Марфуша, его бывшая жена, оставалась жить в Ореховке. Она возмужала, получила своё достоинство благодаря одарённости женской красотой, считалась одной из самых красивых женщин Ореховки. Помимо своей женской красоты и симпатичности приобрела в себе вежливость культурного обращения с населением и трудолюбием своим, пользовалась большим уважением всего молодого поколения села, а как двоюродная сестра Паршека, являлась другом ему. Он ею гордился, связи его с ней были во всех делах, начиная с партизанства в Ореховке в Гражданскую войну, и кончая помощи в устройстве семейной жизни самого Паршека. Женился Паршек на Ульяне Федоровне, уроженке бедной крестьянской семьи села Макаров Яр Краснодонского района. Пришлось ей мало жить в Ореховке, как в скорости всей семьей выехали на постоянное место жительства в Ростовскую область. Она жила одна долгое время среди своих детей, а Паршек уже скитался в одиночестве по Советскому Союзу в обнажённом виде как Покоритель Природы, оставшийся на долгое время в славе Мирового значения.

Возвращаюсь к дальнейшей судьбе Марфуши, которая ещё больше завоевала в себе славу в своей красоте личности и симпатии, а также своего трудолюбия, получила прекрасное доверие от Ореховского населения. Она ходила помогать в работе беднейшим вдовам погибших мужей на фронтах Мировой и Гражданской войн. Была она и в нашей семье, её родная меньшая сестра Анюта нянчила моих меньших братьев, и по временам она приходила подменять Анюту. Жизнь её продолжалась в одиночестве, но не долго. Позже она вышла вторично замуж за Ореховского крестьянина Конона Васильевича Бочарова, сына Василия Платоновича Бочарова, который был участником по освобождению ореховцев, находящихся в заключении у белогвардейщины города Каменска по подозрению уничтожения белогвардейского аэроплана на ореховских землях.

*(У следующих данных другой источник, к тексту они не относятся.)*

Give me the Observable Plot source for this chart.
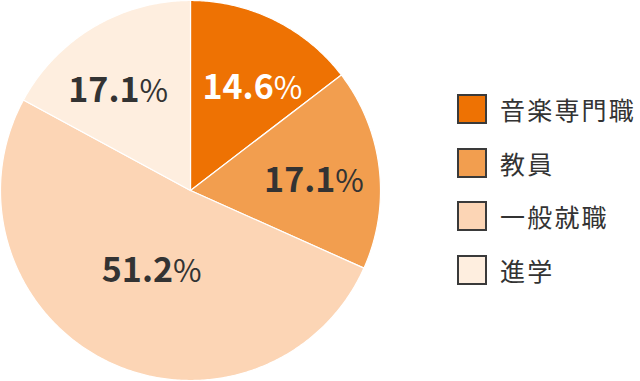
<!DOCTYPE html>
<html>
<head>
<meta charset="utf-8">
<script src="https://cdn.jsdelivr.net/npm/d3@7"></script>
<script src="https://cdn.jsdelivr.net/npm/@observablehq/plot@0.6"></script>
<style>
  html, body { margin: 0; padding: 0; background: #fff; }
  #wrap { position: relative; width: 640px; height: 381px; font-family: "Noto Sans CJK JP", "Noto Sans", sans-serif; }
  #legend { position: absolute; left: 457px; top: 94px; }
  .item { display: flex; align-items: center; height: 30px; margin-bottom: 23.5px; }
  .sw { width: 26px; height: 26px; border: 2px solid #3a3a3a; margin-right: 13px; flex: none; }
  .lab { font-size: 25px; color: #333; letter-spacing: 2.2px; line-height: 30px; }
</style>
</head>
<body>
<div id="wrap"></div>
<script>
const categories = ["音楽専門職", "教員", "一般就職", "進学"];
const values = [14.6, 17.1, 51.2, 17.1];
const colors = ["#EE7203", "#F29E4F", "#FCD5B5", "#FEEEDF"];
const labelColors = ["#ffffff", "#333333", "#333333", "#333333"];

const arcs = d3.pie().sort(null).value(d => d)(values);
const pts = [];
arcs.forEach((a, i) => {
  const cat = categories[i];
  pts.push({cat, x: 0, y: 0});
  const n = Math.max(2, Math.ceil((a.endAngle - a.startAngle) / 0.01));
  for (let k = 0; k <= n; k++) {
    const t = a.startAngle + (a.endAngle - a.startAngle) * k / n;
    pts.push({cat, x: Math.sin(t), y: Math.cos(t)});
  }
  pts.push({cat, x: 0, y: 0});
});

// label placement: radius factor and small angular nudge per slice
const labelR = [0.645, 0.665, 0.455, 0.65];
const labelNudge = [0.093, 0.023, -0.023, -0.065];
const labels = arcs.map((a, i) => {
  const m = (a.startAngle + a.endAngle) / 2 + labelNudge[i];
  const r = labelR[i];
  return {cat: categories[i], num: values[i].toFixed(1), x: r * Math.sin(m), y: r * Math.cos(m), color: labelColors[i]};
});

const chart = Plot.plot({
  width: 640,
  height: 381,
  marginLeft: 0,
  marginRight: 260,
  marginTop: 0,
  marginBottom: 1,
  x: {domain: [-1, 1], axis: null},
  y: {domain: [-1, 1], axis: null},
  color: {domain: categories, range: colors},
  style: {fontFamily: "'Noto Sans CJK JP', 'Noto Sans', sans-serif", background: "transparent"},
  marks: [
    Plot.line(pts, {x: "x", y: "y", z: "cat", fill: "cat", stroke: "white", strokeWidth: 1.2, curve: "linear"}),
    Plot.text(labels, {x: "x", y: "y", text: "num", fill: d => d.color, fontSize: 34, fontWeight: "bold", textAnchor: "end", lineAnchor: "bottom", dx: 19, dy: 13, letterSpacing: -3.5}),
    Plot.text(labels, {x: "x", y: "y", text: () => "%", fill: d => d.color, fontSize: 31, fontWeight: 400, textAnchor: "start", lineAnchor: "bottom", dx: 19, dy: 13})
  ]
});
const wrap = document.getElementById("wrap");
wrap.appendChild(chart);

const legend = document.createElement("div");
legend.id = "legend";
categories.forEach((c, i) => {
  const it = document.createElement("div");
  it.className = "item";
  const sw = document.createElement("div");
  sw.className = "sw";
  sw.style.background = colors[i];
  const lb = document.createElement("span");
  lb.className = "lab";
  lb.textContent = c;
  it.appendChild(sw); it.appendChild(lb);
  legend.appendChild(it);
});
wrap.appendChild(legend);
</script>
</body>
</html>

В начале 20–х годов Бочаров Конон Васильевич покончил дела с сельским хозяйством, выехал на постоянное место жительства в Боково–Антрацит. На шахте он возглавил профсоюзное движение горняков, был лидером шахтного комитета профсоюза, где взял на себя почётное дело по созданию новаторского движения по увеличению добычи угля. В те времена проявил себя и получил большую трудовую славу среди передовиков–горняков за создание начинающегося стахановского движения. Но долгое время им обоим не пришлось пожить: где–то в 30–х годах оба померли, Марфушу задавила болезнь туберкулез. Всё же держу всю надежду на будущее — когда–то кем–нибудь объединить все похождения Учителя Иванова и его лучших друзей в общее художественное произведение и этот материал останется быть полезным. Остаюсь навсегда с вами, дорогие мои земляки.